If you’re looking for a piece of engrossing, intelligent fiction, The Lie of the Land is just the ticket. Craig handles her themes deftly, covering a multitude of issues afflicting twenty-first century British society within the framework of a rollicking good story. Her portrayal of rural poverty and deprivation, unnoticed by the tourists on whom the local economy depends, blows a hole through the much-cherished idea of the English pastoral idyll. Marriage is put under the microscope and men, even the apparently devoted, are found wanting. There’s a bright thread of humour running through the novel: Cold Comfort Farm came to mind when the grisly murder appeared on the horizon, and a few pages later Craig gives it a nod with a quote. Her characters are nicely three-dimensional, Quentin neatly dodging redemption when he tells his mother close to the end of the novel ‘without selfishness, I’ll have a life of misery and boredom’. The murder thread is satisfyingly – if a little melodramatically – resolved and the ending is a perfect fit. The book’s message was summed up for me when Lottie tells Xan ‘Maybe nobody gets what they believe should be theirs, but just getting a bit of it is worthwhile. Just a bit is more than most ever get’. A little like a modern Trollope, Craig is a vivid chronicler of the way we live now. I’m looking forward to the next instalment.

12 thoughts on “The Lie of the Land by Amanda Craig: Something nasty in the woodshed…”

  1. This sounds interesting – especially the insight into the other side of Devon life. I read another Amanda Craig novel a few years ago and was disappointed, now might be the time to give her another chance!

    1. I hope you will, Kate. I haven’t enjoyed everything I’ve read by her but this one and Hearts and Minds both hit the spot: smart observation coupled with good old fashioned storytelling.

  2. I loved Hearts and Minds when I read it a few years ago – thought it was spot on, identifying issues of living in London from different perspectives, but was also disappointed with an earlier one (which I think used some of the same characters). I came into the end of a discussion about this on R4 and was intrigued – and had guessed it might be Amanda Craig before this was confirmed.
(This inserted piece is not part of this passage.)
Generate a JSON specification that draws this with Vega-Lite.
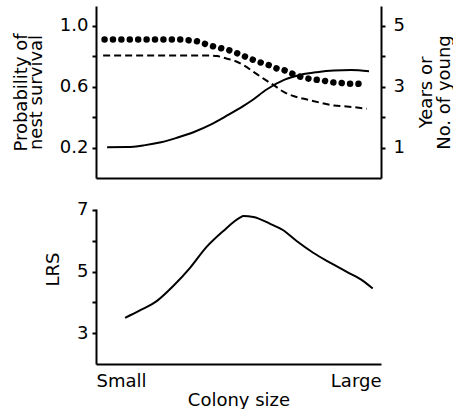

Definitely TBR!

  3. I read a review of it in The Herald last weekend and it was mixed – criticised the multiple plot lines and stereotypes but the themes appeal to me so I’m going to give it a go.

    1. Well, it worked for me. A little too much melodrama at the end but other than that it’s an absorbing take on the state we’re in, or at least the state we were in when it was written. Things are moving a little fast in that respect at the moment! Hope you enjoy it, Helen.

    1. That quote is pretty much how I feel about life myself which explains the novel’s appeal to me, I guess. I’m glad you enjoyed it, too, Annabel. Xan grew up nicely, didn’t he. I’ll look out for your review.